The Dalai Lama, the exiled religious and political leader of Tibet, is awarded the Nobel Peace Prize in recognition of his nonviolent campaign to end the Chinese domination of Tibet.
The 14th Dalai Lama was born as Tenzin Gyatso in a hamlet in northeastern Tibet in 1935. He was of Tibetan parentage, and Tibetan monks visited him when he was three and announced him to be the reincarnation of the late 13th Dalai Lama. The monks were guided by omens, portents, and dreams that indicated where the next incarnation of the Dalai Lama could be found. At age five, Tenzin Gyatso was taken to the Tibetan capital of Lhasa and installed as the leader of Tibetan Buddhism.
Tibet, a large region situated in the plateaus and mountains of Central Asia, had been ruled by the Dalai Lamas since the 14th century. Tibetans resisted efforts by China to gain greater control over the region in the early 20th century, and during the Chinese Revolution of 1911-12, the Tibetans expelled Chinese officials and civilians and formally declared their independence.
In October 1950, Chinese Communist forces invaded Tibet and quickly overwhelmed the country’s poorly equipped army. The young Dalai Lama appealed to the United Nations for support, but his entreaties were denied. In 1951, a Tibetan-Chinese peace agreement was signed, in which the nation became a “national autonomous region” of China, supposedly under the rule of the Dalai Lama but actually under the control of a Chinese Communist commission. The highly religious people of Tibet suffered under Communist China’s anti-religious legislation.
After years of scattered protests in Tibet, a full-scale revolt broke out in March 1959, and the Dalai Lama fled with 100,000 other Tibetans as Chinese troops crushed the uprising. He began an exile in India, settling at Dharamsala in the Himalayan foothills, where he established a democratically based shadow Tibetan government. Back in Tibet, the Chinese adopted brutally repressive measures against the Tibetans, provoking charges from the Dalai Lama of genocide. With the beginning of the Cultural Revolution in China, the Chinese suppression of Tibetan Buddhism escalated, and practice of the religion was banned and thousands of monasteries were destroyed.
The religious-practice ban was lifted in 1976, but suppression in Tibet continued. From his base at Dharamsala, the Dalai Lama traveled the world, successfully drawing international attention to the continuing Chinese suppression of the Tibetan people and their religion. Major anti-Chinese riots broke out in Lhasa in 1987, and in 1988 China declared martial law in the region. Seeking peace, the Dalai Lama abandoned his demand for Tibetan independence and called for a true self-governing Tibet, with China in charge of defense and foreign affairs. China rejected the offer. The following year, the Dalai Lama was the recipient of the 1989 Nobel Prize for Peace. His autobiography, Freedom in Exile, was published in 1990.
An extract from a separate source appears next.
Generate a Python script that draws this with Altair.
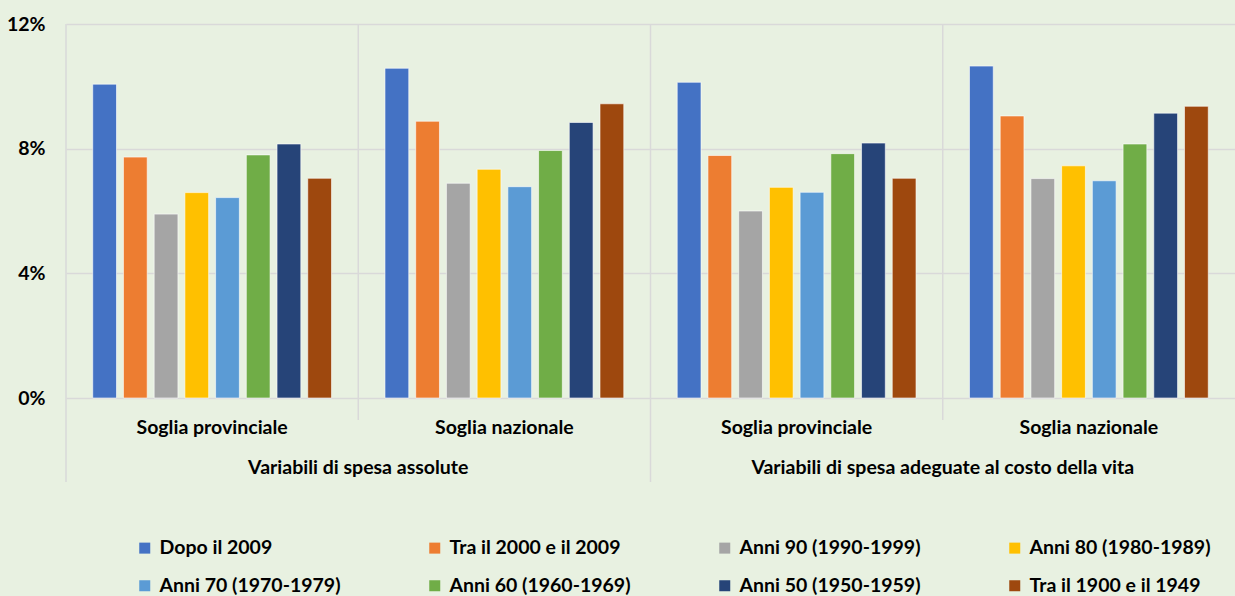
import altair as alt
import pandas as pd

series = ["Dopo il 2009", "Tra il 2000 e il 2009", "Anni 90 (1990-1999)", "Anni 80 (1980-1989)",
          "Anni 70 (1970-1979)", "Anni 60 (1960-1969)", "Anni 50 (1950-1959)", "Tra il 1900 e il 1949"]
colors = ["#4472C4", "#ED7D31", "#A5A5A5", "#FFC000", "#5B9BD5", "#70AD47", "#264478", "#9E480E"]
groups = ["Variabili di spesa assolute", "Variabili di spesa adeguate al costo della vita"]
soglie = ["Soglia provinciale", "Soglia nazionale"]

assolute_provinciale = [10.07, 7.73, 5.90, 6.59, 6.43, 7.80, 8.15, 7.05]
assolute_nazionale = [10.58, 8.88, 6.89, 7.34, 6.78, 7.94, 8.84, 9.44]
adeguate_provinciale = [10.13, 7.78, 6.00, 6.76, 6.60, 7.84, 8.18, 7.05]
adeguate_nazionale = [10.65, 9.05, 7.04, 7.45, 6.97, 8.15, 9.14, 9.36]

value_sets = [assolute_provinciale, assolute_nazionale, adeguate_provinciale, adeguate_nazionale]
keys = []
rows = []
for gi, g in enumerate(groups):
    for si, s in enumerate(soglie):
        k = f"{gi * 2 + si}|{s}"
        keys.append(k)
        for ser, v in zip(series, value_sets[gi * 2 + si]):
            rows.append({"key": k, "serie": ser, "valore": v})
df = pd.DataFrame(rows)

FONT = "Lato"
FS = 19.5
BG = "#E8F1E1"
GRID = "#D9D9D9"

xscale = alt.Scale(domain=keys, paddingInner=0, paddingOuter=0)

bars = alt.Chart(df).mark_bar(stroke="white", strokeWidth=1, strokeOpacity=0.6).encode(
    x=alt.X("key:N", scale=xscale, title=None, sort=keys,
            axis=alt.Axis(labelExpr="split(datum.label,'|')[1]", labelAngle=0, labelAlign="center",
                          ticks=False, tickSize=0,
                          domain=False, grid=False, labelPadding=29, labelFont=FONT,
                          labelFontSize=FS, labelFontWeight="bold", labelColor="#000000")),
    xOffset=alt.XOffset("serie:N", sort=series,
                        scale=alt.Scale(domain=series, paddingInner=0.226, paddingOuter=0.87)),
    y=alt.Y("valore:Q", title=None,
            scale=alt.Scale(domain=[0, 12], nice=False),
            axis=alt.Axis(values=[0, 4, 8, 12], labelExpr="datum.value + '%'", ticks=False, tickSize=0,
                          domain=False, grid=True, gridColor=GRID, gridWidth=1.5, labelPadding=21,
                          labelFont=FONT, labelFontSize=FS, labelFontWeight="bold", labelColor="#000000")),
    color=alt.Color("serie:N", sort=series, scale=alt.Scale(domain=series, range=colors),
                    legend=alt.Legend(orient="none", legendX=69, legendY=514, direction="horizontal",
                                      columns=4, gridAlign="all", columnPadding=84, rowPadding=17,
                                      symbolType="square", symbolSize=121, symbolStrokeWidth=0,
                                      labelOffset=5, labelLimit=400, labelFont=FONT, labelFontSize=FS,
                                      labelFontWeight="bold", labelColor="#000000", title=None)),
)

sep_long = pd.DataFrame({"key": [keys[0], keys[2]]})
sep_short = pd.DataFrame({"key": [keys[1], keys[3]]})

rules_long = alt.Chart(sep_long).mark_rule(color=GRID, strokeWidth=1.5).encode(
    x=alt.X("key:N", scale=xscale, sort=keys, bandPosition=0),
    y=alt.value(0), y2=alt.value(458),
)
rules_short = alt.Chart(sep_short).mark_rule(color=GRID, strokeWidth=1.5).encode(
    x=alt.X("key:N", scale=xscale, sort=keys, bandPosition=0),
    y=alt.value(0), y2=alt.value(396),
)

main_df = pd.DataFrame({"key": [keys[1], keys[3]], "label": groups})
main_labels = alt.Chart(main_df).mark_text(font=FONT, fontSize=FS, fontWeight="bold", color="#000000",
                                           baseline="middle", align="center").encode(
    x=alt.X("key:N", scale=xscale, sort=keys, bandPosition=0),
    y=alt.value(444),
    text="label:N",
)

chart = alt.layer(rules_long, rules_short, bars, main_labels).properties(
    width=1169, height=374,
    autosize=alt.AutoSizeParams(type="none"),
    padding={"left": 66, "top": 24, "right": 0, "bottom": 198},
    background=BG,
).configure_view(stroke=None)

chart.save("out.html", embed_options={"renderer": "svg", "actions": False})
Tibet continued to suffer from periodic unrest in the 1990s, and China came under criticism from Western governments for its suppression of political and religious freedom there. The Chinese government has since made efforts to moderate its stance in the region, but Tibet remains without self-government. After more than four decades of exile, the Dalai Lama continues to travel, publicizing the Tibetan cause.